Key issues relating to collaboration and the dissemination of information and technology were discussed at the third Flow Measurement Institute Conference, which took place in July at Coventry University.
“The importance of strengthening ties between industry and academia was one of the key challenges that kept coming up,” says Control Systems and Software developer, Gordon Lindsay. “In particular there was a lot of discussion about the importance of encouraging individuals from different organisations to meet, share ideas and showcase cutting-edge research.”
Gordon, who spoke on coriolis flow metering technology in extreme ambient temperature environments, was one of four NEL attendees at the Conference. In addition to the National Measurement Institute and academic delegates, a wide cross section of industrial representatives attended. The plenary speakers included Dr Simon Bittleston, VP Research at Schlumberger.

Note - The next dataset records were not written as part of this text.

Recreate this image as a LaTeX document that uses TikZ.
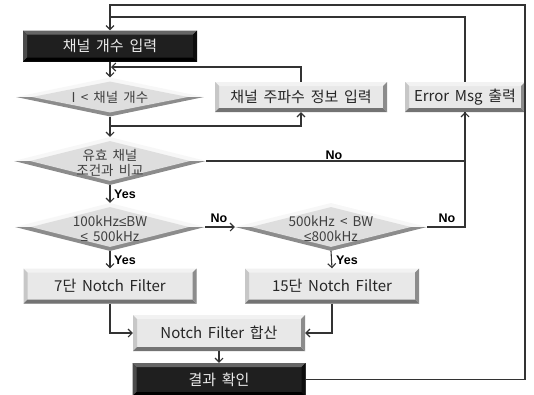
\documentclass[tikz,border=0pt]{standalone}
\usepackage{fontspec}
\newfontfamily\kr[WordSpace=1.7]{Noto Sans CJK KR}
\newfontfamily\lab{Liberation Sans}
\newcommand{\myle}{{\lab ≤}}
\usetikzlibrary{shapes.geometric,arrows.meta,calc}
\tikzset{
  conn/.style={draw=black!80, line width=1.1pt},
  arr/.style={conn, -{Straight Barb[length=4pt,width=8pt]}},
  lbl/.style={font=\lab\bfseries\fontsize{12.5}{13}\selectfont, inner sep=1pt},
  bevel/.style n args={5}{path picture={
    \coordinate (bnw) at (path picture bounding box.north west);
    \coordinate (bne) at (path picture bounding box.north east);
    \coordinate (bsw) at (path picture bounding box.south west);
    \coordinate (bse) at (path picture bounding box.south east);
    \fill[#1] (bnw) rectangle (bse);
    \fill[#2] (bnw) -- (bne) -- ([shift={(-4pt,-4pt)}]bne) -- ([shift={(4pt,-4pt)}]bnw) -- cycle;
    \fill[#3] (bnw) -- ([shift={(4pt,-4pt)}]bnw) -- ([shift={(4pt,4pt)}]bsw) -- (bsw) -- cycle;
    \fill[#4] (bsw) -- (bse) -- ([shift={(-4pt,4pt)}]bse) -- ([shift={(4pt,4pt)}]bsw) -- cycle;
    \fill[#5] (bne) -- (bse) -- ([shift={(-4pt,4pt)}]bse) -- ([shift={(-4pt,-4pt)}]bne) -- cycle;
  }},
  lbox/.style={rectangle, inner sep=0pt, font=\kr\fontsize{15}{17}\selectfont, text=black!85,
    bevel={black!9}{white!95!black}{black!22}{black!55}{black!45}},
  dbox/.style={rectangle, inner sep=0pt, font=\kr\fontsize{15}{17}\selectfont, text=white!92!black,
    bevel={black!88}{black!60}{black!70}{black}{black!95}},
  dtext/.style={align=center, inner sep=0pt, font=\kr\fontsize{13.5}{15}\selectfont, text=black!75},
  dia/.style={diamond, aspect=4, inner sep=0pt,
    path picture={
      \coordinate (dn) at (path picture bounding box.north);
      \coordinate (ds) at (path picture bounding box.south);
      \coordinate (de) at (path picture bounding box.east);
      \coordinate (dw) at (path picture bounding box.west);
      \fill[white!97!black] (dw) -- (dn) -- (de) -- cycle;
      \fill[black!45] (dw) -- (ds) -- (de) -- cycle;
      \fill[black!13] ([shift={(0pt,-4pt)}]dn) -- ([shift={(-16pt,0pt)}]de)
        -- ([shift={(0pt,4pt)}]ds) -- ([shift={(16pt,0pt)}]dw) -- cycle;
    }},
}
\begin{document}
\begin{tikzpicture}[x=1pt,y=-1pt]
\useasboundingbox[fill=white] (0,0) rectangle (534,394);

% boxes
\node[dbox, minimum width=174pt, minimum height=31pt] (inp) at (110,46) {채널 개수 입력};
\node[dia, minimum width=188pt, minimum height=39pt, label={[dtext]center:I < 채널 개수}] (d1) at (110,97) {};
\node[lbox, minimum width=172pt, minimum height=30pt] (freq) at (301,97) {채널 주파수 정보 입력};
\node[lbox, minimum width=120pt, minimum height=30pt] (err) at (465,97) {Error Msg 출력};
\node[dia, minimum width=192pt, minimum height=48pt, label={[dtext, yshift=-2pt]center:유효 채널\\조건과 비교}] (valid) at (110,161) {};
\node[dia, minimum width=190pt, minimum height=48pt, label={[dtext, yshift=-2pt]center:100kHz\myle BW\\\myle{} 500kHz}] (bw1) at (110,227) {};
\node[dia, minimum width=192pt, minimum height=48pt, label={[dtext, yshift=-2pt]center:500kHz < BW\\\myle 800kHz}] (bw2) at (331,227) {};
\node[lbox, minimum width=173pt, minimum height=35pt] (f7) at (110,286) {7단 Notch Filter};
\node[lbox, minimum width=174pt, minimum height=35pt] (f15) at (332,286) {15단 Notch Filter};
\node[lbox, minimum width=172pt, minimum height=36pt] (sum) at (219,333) {Notch Filter 합산};
\node[dbox, minimum width=173pt, minimum height=33pt] (res) at (219,379.5) {결과 확인};

% helper coordinates
\coordinate (b1) at (110,126);
\coordinate (j1) at (111,67);
\coordinate (j2) at (110,17);
\coordinate (tr) at (525,5);

% connectors
\draw[arr] (inp.south) -- (d1.north);
\draw[arr] (d1.south) -- (valid.north);
\draw[arr] (b1) -| (freq.south);
\draw[arr] (freq.north) |- (j1);
\draw[conn] (err.north) |- (j2);
\draw[arr] (res.east) -| (tr) -| (inp.north);
\draw[arr] (valid.east) -| (err.south);
\draw[conn] (bw2.east) -| (err.south);
\draw[arr] (valid.south) -- (bw1.north);
\draw[arr] (bw1.east) -- (bw2.west);
\draw[arr] (bw1.south) -- (f7.north);
\draw[arr] (bw2.south) -- (f15.north);
\draw[arr] (f7.south) |- (sum.west);
\draw[arr] (f15.south) |- (sum.east);
\draw[arr] (sum.south) -- (res.north);

% labels
\node[lbl] (l1) at (334,155) {No};
\node[lbl] (l2) at (447,218) {No};
\node[lbl] (l3) at (219,218) {No};
\node[lbl, anchor=west] (l4) at (113,194) {Yes};
\node[lbl, anchor=west] (l5) at (113,260) {Yes};
\node[lbl, anchor=west] (l6) at (335,260) {Yes};
\end{tikzpicture}
\end{document}
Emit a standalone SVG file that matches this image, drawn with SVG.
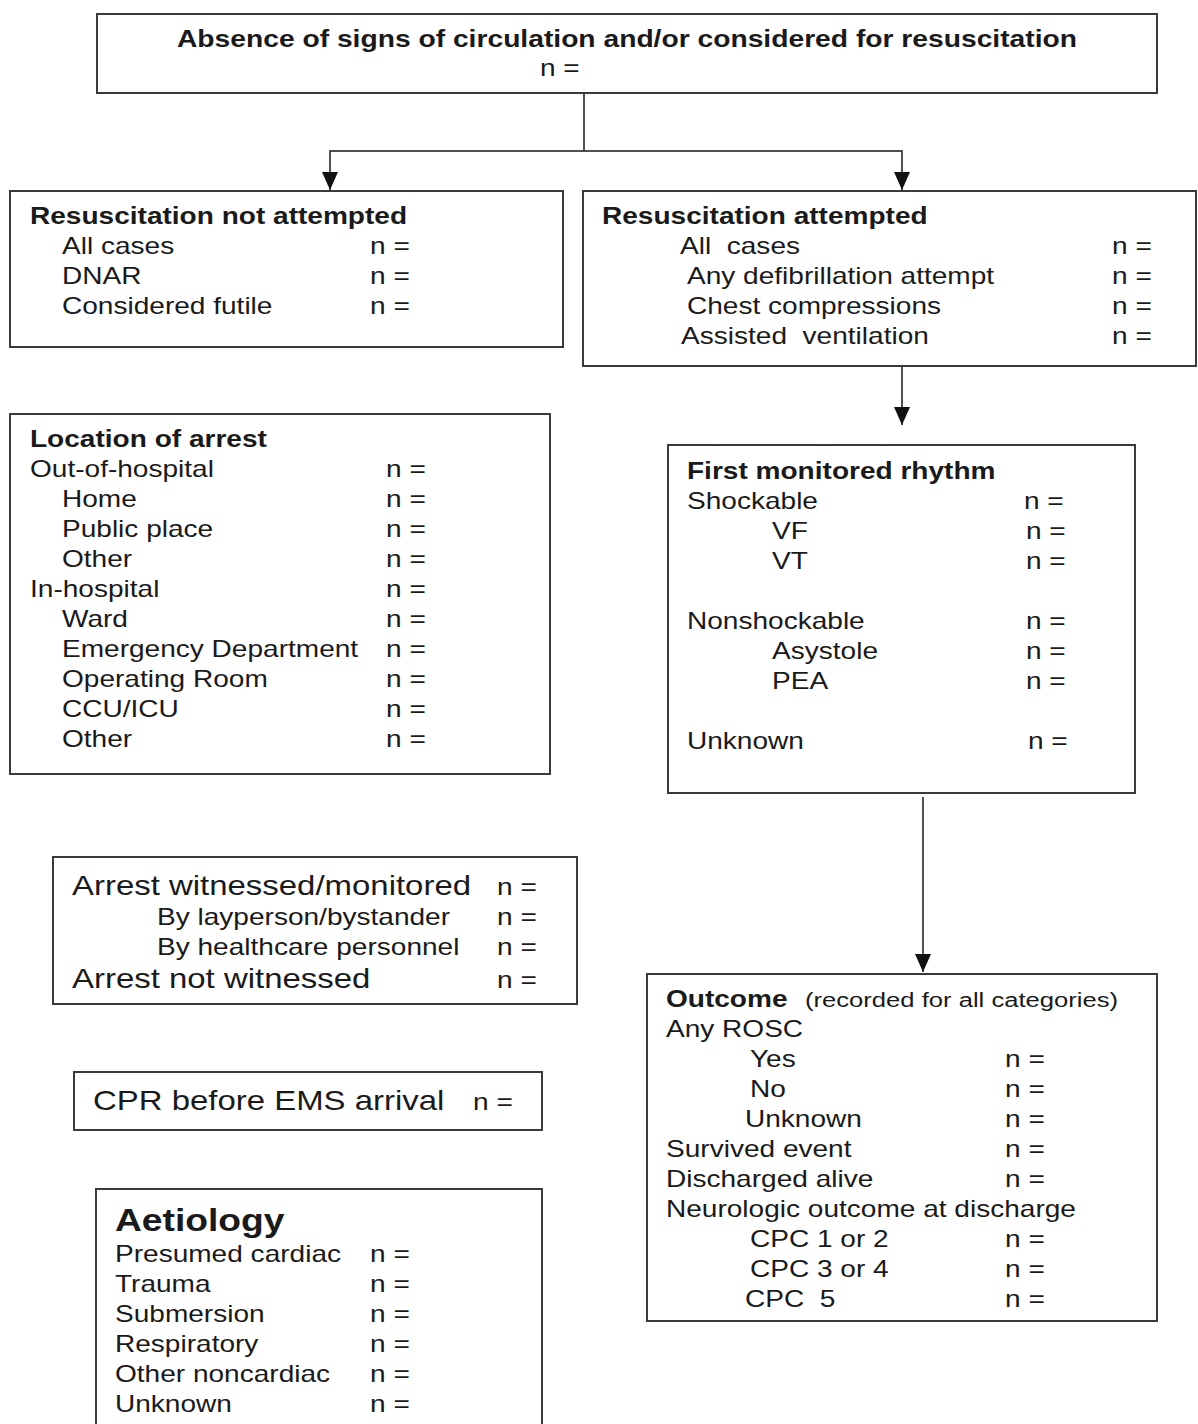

“The conference also looked at how flow measurement technology could be developed to have a wider application across industry,” Gordon adds, highlighting talks on prism signal processing as an example of this. “There was a lot of interesting discussion on how to use established technology in a new way, for example, using computerised analysis techniques to get additional data out of traditional meter technology.”
The event, which was open to everyone with research interests in flow measurement, was as popular as it has been in previous years and covered a wide range of technical topics, including enhanced data capture and analysis and advanced calibration techniques and methodologies.
“A new element at this year’s conference was a panel discussion at which industry experts fielded questions relating to the future of flow measurement,” Gordon explains. “This added an excellent element of participation to the proceedings.”